Amidst the horrors of the Russian invasion of Ukraine, with the wholesale slaughter of civilians and the use of sexual violence against women and children as a weapon of war, it seems like a small thing, but it's the sort of small thing which will have global repercussions... I mean, the destruction of Ukraine's agricultural capacity.
Ukraine is traditionally known as the Breadbasket of Europe, and is the third largest exporter of grain in the world. It is also a major producer of sunflower oil and potatoes. Countries in the Middle East and Africa are particularly vulnerable to food insecurity due to the war's prevention of agricultural activity in Ukraine. Invading a major food producer and exporter on the cusp of planting season is a particularly horrifying act of aggression.

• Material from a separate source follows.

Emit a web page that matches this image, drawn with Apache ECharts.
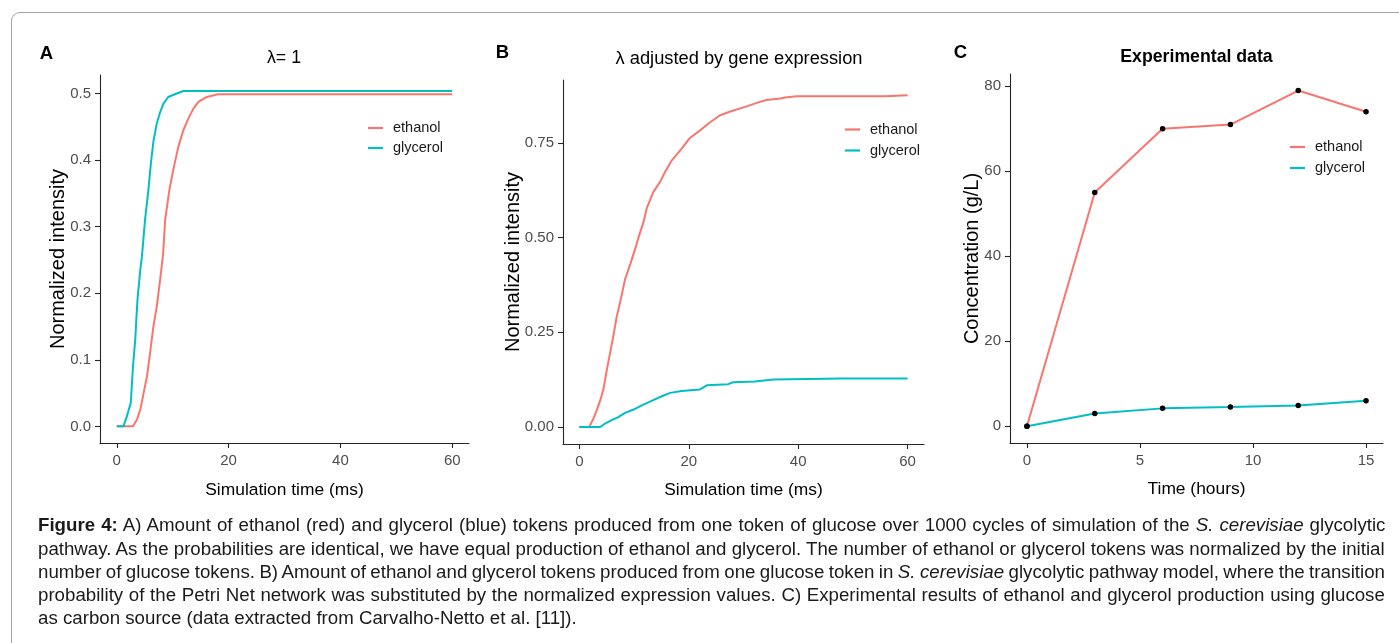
<!DOCTYPE html>
<html>
<head>
<meta charset="utf-8">
<script src="https://cdn.jsdelivr.net/npm/echarts@6/dist/echarts.min.js"></script>
<style>
html,body{margin:0;padding:0;width:1399px;height:643px;overflow:hidden;background:#fff}
#frame{position:absolute;left:11px;top:12px;width:1500px;height:700px;border:1px solid #a3a3a3;border-radius:9px;box-sizing:border-box}
#chart{position:absolute;left:0;top:0;width:1399px;height:643px}
#caption{position:absolute;left:38px;top:513.4px;font-family:'Liberation Sans',Arial,sans-serif;font-size:18.7px;line-height:23.25px;color:#1a1a1a}
#caption .row{height:23.25px;white-space:nowrap}
#caption .ln{display:inline-block;white-space:nowrap}
</style>
</head>
<body>
<div id="frame"></div>
<div id="chart"></div>
<div id="caption">
<div class="row"><span class="ln"><b>Figure 4:</b> A) Amount of ethanol (red) and glycerol (blue) tokens produced from one token of glucose over 1000 cycles of simulation of the <i>S. cerevisiae</i> glycolytic</span></div>
<div class="row"><span class="ln">pathway. As the probabilities are identical, we have equal production of ethanol and glycerol. The number of ethanol or glycerol tokens was normalized by the initial</span></div>
<div class="row"><span class="ln">number of glucose tokens. B) Amount of ethanol and glycerol tokens produced from one glucose token in <i>S. cerevisiae</i> glycolytic pathway model, where the transition</span></div>
<div class="row"><span class="ln">probability of the Petri Net network was substituted by the normalized expression values. C) Experimental results of ethanol and glycerol production using glucose</span></div>
<div class="row"><span class="ln last">as carbon source (data extracted from Carvalho-Netto et al. [11]).</span></div>
</div>
<script>
// ---------- DATA ----------
// Panel A (lambda = 1): simulation time (ms) and normalized intensity
const aEthanolTime = [0, 2.9, 3.6, 4.2, 4.8, 5.4, 5.95, 6.55, 7.15, 7.75, 8.3, 8.65, 9.4, 10.1, 11.0, 11.9, 12.8, 13.7, 14.6, 16.1, 18.1, 60];
const aEthanolValue = [0, 0, 0.01, 0.025, 0.05, 0.075, 0.11, 0.15, 0.18, 0.22, 0.26, 0.31, 0.355, 0.385, 0.42, 0.445, 0.4625, 0.4775, 0.4875, 0.495, 0.499, 0.499];
const aGlycerolTime = [0, 1.2, 1.8, 2.5, 2.9, 3.3, 3.7, 4.2, 4.5, 5.05, 5.65, 6.1, 6.55, 7.15, 7.75, 8.35, 9.2, 10.4, 11.9, 60];
const aGlycerolValue = [0, 0, 0.015, 0.035, 0.09, 0.13, 0.19, 0.235, 0.255, 0.31, 0.355, 0.395, 0.428, 0.455, 0.472, 0.485, 0.495, 0.499, 0.504, 0.504];
// Panel B (lambda adjusted by gene expression)
const bEthanolTime = [0, 1.8, 2.55, 3.2, 3.8, 4.4, 5.0, 5.6, 6.2, 6.8, 7.45, 8.35, 9.3, 10.2, 10.8, 11.7, 12.3, 13.5, 14.75, 15.65, 16.9, 18.7, 20.2, 22.05, 23.6, 25.7, 27.85, 30.3, 32.7, 34.2, 36.7, 37.6, 39.7, 55.9, 56.0, 60];
const bEthanolValue = [0, 0, 0.022, 0.045, 0.07, 0.1, 0.15, 0.195, 0.24, 0.29, 0.33, 0.39, 0.43, 0.47, 0.5, 0.54, 0.577, 0.62, 0.647, 0.673, 0.704, 0.735, 0.763, 0.783, 0.801, 0.823, 0.834, 0.845, 0.857, 0.863, 0.867, 0.87, 0.873, 0.873, 0.876, 0.876];
const bGlycerolTime = [0, 3.8, 4.7, 5.9, 7.1, 8.35, 9.9, 11.4, 13.2, 15.05, 16.6, 18.7, 22.05, 23.3, 27.2, 28.1, 32.1, 35.5, 47.9, 60];
const bGlycerolValue = [0, 0, 0.009, 0.018, 0.026, 0.037, 0.046, 0.057, 0.069, 0.081, 0.09, 0.095, 0.099, 0.11, 0.113, 0.118, 0.12, 0.125, 0.128, 0.128];
// Panel C (experimental data)
const cHours = [0, 3, 6, 9, 12, 15];
const cEthanol = [0, 55, 70, 71, 79, 74];
const cGlycerol = [0, 3, 4.2, 4.5, 4.9, 6];
// Tick values
const aXTicks = [0, 20, 40, 60];
const aYTicks = [0, 0.1, 0.2, 0.3, 0.4, 0.5];
const bXTicks = [0, 20, 40, 60];
const bYTicks = [0, 0.25, 0.5, 0.75];
const cXTicks = [0, 5, 10, 15];
const cYTicks = [0, 20, 40, 60, 80];
const seriesNames = ['ethanol', 'glycerol'];
// ---------- END DATA ----------

const RED = '#F8766D', CYAN = '#00BFC4';
const F = "'Liberation Sans', Arial, sans-serif";
const zip = (xs, ys) => xs.map((x, i) => [x, ys[i]]);

function xAxis(gi, min, max, ticks, name, gap) {
  return {
    type: 'value', gridIndex: gi, min: min, max: max,
    name: name, nameLocation: 'middle', nameGap: gap, nameMoveOverlap: false,
    nameTextStyle: {fontSize: 17.4, color: '#000', fontFamily: F},
    axisLine: {show: true, onZero: false, lineStyle: {color: '#262626', width: 1.1}},
    axisTick: {show: true, length: 5, customValues: ticks, lineStyle: {color: '#262626', width: 1.1}},
    axisLabel: {show: true, customValues: ticks, color: '#4d4d4d', fontSize: 15, margin: 10.5, fontFamily: F,
      formatter: v => String(v)},
    splitLine: {show: false}
  };
}
function yAxis(gi, min, max, ticks, name, gap, digits) {
  return {
    type: 'value', gridIndex: gi, min: min, max: max,
    name: name, nameLocation: 'middle', nameGap: gap, nameMoveOverlap: false,
    nameTextStyle: {fontSize: 20, color: '#000', fontFamily: F},
    axisLine: {show: true, onZero: false, lineStyle: {color: '#262626', width: 1.1}},
    axisTick: {show: true, length: 5, customValues: ticks, lineStyle: {color: '#262626', width: 1.1}},
    axisLabel: {show: true, customValues: ticks, color: '#4d4d4d', fontSize: 15, margin: 9, fontFamily: F,
      formatter: v => Number(v).toFixed(digits)},
    splitLine: {show: false}
  };
}
function legend(left, top, gap) {
  return {
    orient: 'vertical', left: left, top: top, icon: 'rect', itemWidth: 15, itemHeight: 2.2,
    itemGap: gap, padding: 0, selectedMode: false,
    textStyle: {fontSize: 14.5, color: '#1a1a1a', fontFamily: F, lineHeight: 20, padding: [0, 0, 0, 5]},
    data: [{name: seriesNames[0], itemStyle: {color: RED}}, {name: seriesNames[1], itemStyle: {color: CYAN}}]
  };
}
function simLine(name, xi, data, color) {
  return {type: 'line', name: name, xAxisIndex: xi, yAxisIndex: xi, data: data, showSymbol: false,
    symbol: 'none', lineStyle: {width: 2, color: color}, itemStyle: {color: color}, silent: true};
}
function expLine(name, data, color) {
  return {type: 'line', name: name, xAxisIndex: 2, yAxisIndex: 2, data: data, showSymbol: true,
    symbol: 'circle', symbolSize: 5.5, lineStyle: {width: 2, color: color}, itemStyle: {color: '#000'}, silent: true};
}

const chart = echarts.init(document.getElementById('chart'), null, {renderer: 'canvas'});
chart.setOption({
  animation: false,
  backgroundColor: 'transparent',
  grid: [
    {left: 100, top: 75, width: 369, height: 368, containLabel: false, outerBoundsMode: 'none'},
    {left: 563, top: 80, width: 361, height: 364, containLabel: false, outerBoundsMode: 'none'},
    {left: 1010, top: 74, width: 373, height: 369, containLabel: false, outerBoundsMode: 'none'}
  ],
  xAxis: [
    xAxis(0, -3, 63, aXTicks, 'Simulation time (ms)', 39),
    xAxis(1, -3, 63, bXTicks, 'Simulation time (ms)', 38),
    xAxis(2, -0.75, 15.75, cXTicks, 'Time (hours)', 38)
  ],
  yAxis: [
    yAxis(0, -0.025, 0.528, aYTicks, 'Normalized intensity', 32, 1),
    yAxis(1, -0.045, 0.916, bYTicks, 'Normalized intensity', 40, 2),
    yAxis(2, -3.95, 82.9, cYTicks, 'Concentration (g/L)', 28, 0)
  ],
  legend: [legend(368, 118, 0), legend(845, 119.5, 1), legend(1290, 137, 1)],
  graphic: [
    {type: 'text', x: 46.5, y: 54, style: {text: 'A', fontSize: 18.5, fontWeight: 'bold', fontFamily: F, fill: '#000', align: 'center', verticalAlign: 'middle'}},
    {type: 'text', x: 502.5, y: 52.5, style: {text: 'B', fontSize: 18.5, fontWeight: 'bold', fontFamily: F, fill: '#000', align: 'center', verticalAlign: 'middle'}},
    {type: 'text', x: 960.5, y: 53, style: {text: 'C', fontSize: 18.5, fontWeight: 'bold', fontFamily: F, fill: '#000', align: 'center', verticalAlign: 'middle'}},
    {type: 'text', x: 284, y: 58.5, style: {text: 'λ= 1', fontSize: 17.8, fontFamily: F, fill: '#000', align: 'center', verticalAlign: 'middle'}},
    {type: 'text', x: 739, y: 58.5, style: {text: 'λ adjusted by gene expression', fontSize: 18.3, fontFamily: F, fill: '#000', align: 'center', verticalAlign: 'middle'}},
    {type: 'text', x: 1196.5, y: 57.5, style: {text: 'Experimental data', fontSize: 17.7, fontWeight: 'bold', fontFamily: F, fill: '#000', align: 'center', verticalAlign: 'middle'}}
  ],
  series: [
    simLine('ethanol', 0, zip(aEthanolTime, aEthanolValue), RED),
    simLine('glycerol', 0, zip(aGlycerolTime, aGlycerolValue), CYAN),
    simLine('ethanol', 1, zip(bEthanolTime, bEthanolValue), RED),
    simLine('glycerol', 1, zip(bGlycerolTime, bGlycerolValue), CYAN),
    expLine('ethanol', zip(cHours, cEthanol), RED),
    expLine('glycerol', zip(cHours, cGlycerol), CYAN)
  ]
});

// justify caption lines to the full text width
(function () {
  const target = 1347;
  document.querySelectorAll('#caption .ln').forEach(el => {
    if (el.classList.contains('last')) return;
    const w = el.offsetWidth;
    const n = (el.textContent.match(/ /g) || []).length;
    if (n > 0) el.style.wordSpacing = ((target - w) / n) + 'px';
  });
})();
</script>
</body>
</html>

Via Tengrain, we have a tale of a more subtle horror, the destruction of Ukraine's National Gene Bank of Plants. This facility, in Karkhiv, preserved over one-hundred and sixty thousand varieties of seeds, some of them valuable hybrids, others not extant anywhere else in Europe. The maintenance of genetic diversity among crops is crucial in this age of monocultures, emergent pathogens, and climate change. A lack of diversity among our crops leaves us vulnerable to blights which can wipe out genetically narrow populations. Maintaining diversity also allows agronomists to determine whether certain plant varieties, perhaps regional heirloom landraces, are better suited to changing climatic conditions. The loss of 160,000 varieties of plants, while not as gut-wrenching as the murder of one civilian, is the sort of slow-creeping horror which becomes apparent on deeper contemplation.